Why do I find verse 13 and 16 humorous?  Because in verse 12 the concept of seven heavens or firmaments is nothing new to religion and yet has no physical proof (even when you claim that there are 7 major planets…there are actually eight, all equally “major”).  The concept of seven heavens is from many religions; Chinese, Jewish, Christian, Islamic, Norse, and many other ancient cultures.  This concept is nothing new, yet we are supposed to believe it just because it is ancient superstition that has crept into almost all modern day religions.  I also find the concept of everything created having a purpose which will be included in the judgment of humankind hilarious.  That the millions of galaxies in our universe are created to somehow indicate that a supreme being exists is laughable.  Humanity has just now, centuries after the last message from a supreme being, been able to detect the existence of these uncountable numbers of stars.  There is no purpose to humanity in the existence of these stars, nor has their existence made any difference to those people who never knew they existed.

I have three problems with the impermanency of hell.  First, that means that even the most evil of person will someday share heaven with the most virtuous person.  Not quite the most just system devised.  Second, why bother being good, if we are going to make to heaven in the end.  And the third thing is the concept of torture to bring us into the “light”.  How does that reform a “sinner”?  Wishing I were never born for even a second, minute, year, eon; how does that make me any more receptive to the “Truth”?  All I feel is pain from a loving and just dictator.  That doesn’t seem to be the best method for reforming the unbeliever.
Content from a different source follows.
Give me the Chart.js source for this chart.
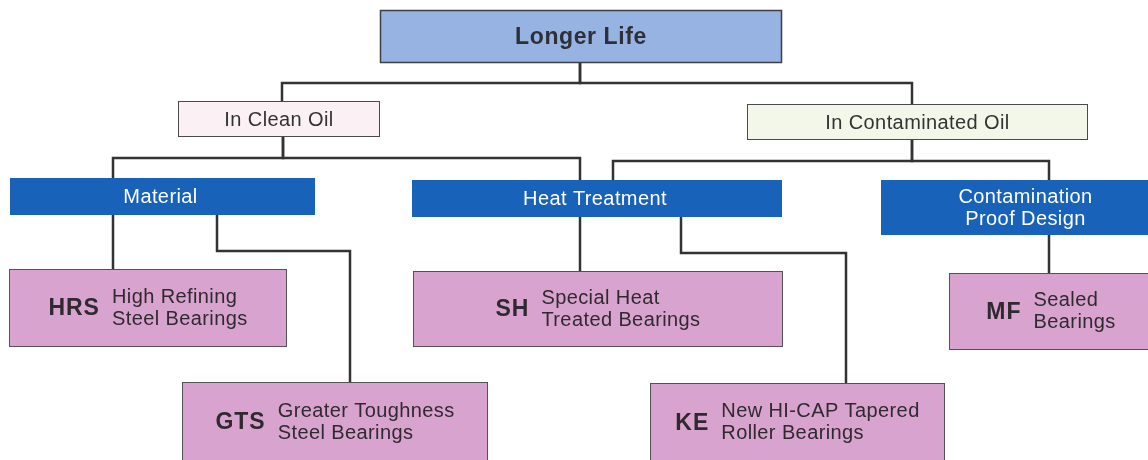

Then in verse 33 we get to the part of Islam that everyone has heard about.  This is where the Holy Qur’an promises the female virgins waiting in heaven for the virtuous men.  Isn’t it funny how this is centered on the straight man’s desire?  “Heaven will be filled with sex” just does not seem to fit with what we are taught here on earth of proper behavior.  Women, of course, don’t get the same thing.  And since gay men don’t go to heaven it doesn’t matter.  Fortunately, more enlightened scholars have realized that this is a metaphor and not the actual situation. 

M Esed also claims that the “Ultimate Reality” will be shown to humans on the Day of Judgment.  Similar to the movie the Matrix, what we are experiencing now in reality is just a dream.  But instead of waking up into a different society with horrific machines, we will wake up to face our Spiritual Judge.  Not much difference if you ask me!

In the closing verse, the Prophet returns to a truth that even the most hard core Atheist will agree with.  Punishment here on earth, in this life, does occur.  We could hope that some supernatural being would be the one that does it, but that rarely occurs.  But we do know that people are punished by their own conscience and by regret.  And on many occasions by other humans that enforce the laws of society.  Yet prisons do not rehabilitate criminals nor does it deter crime, so how exactly does the concept of hell rehabilitate the sinner?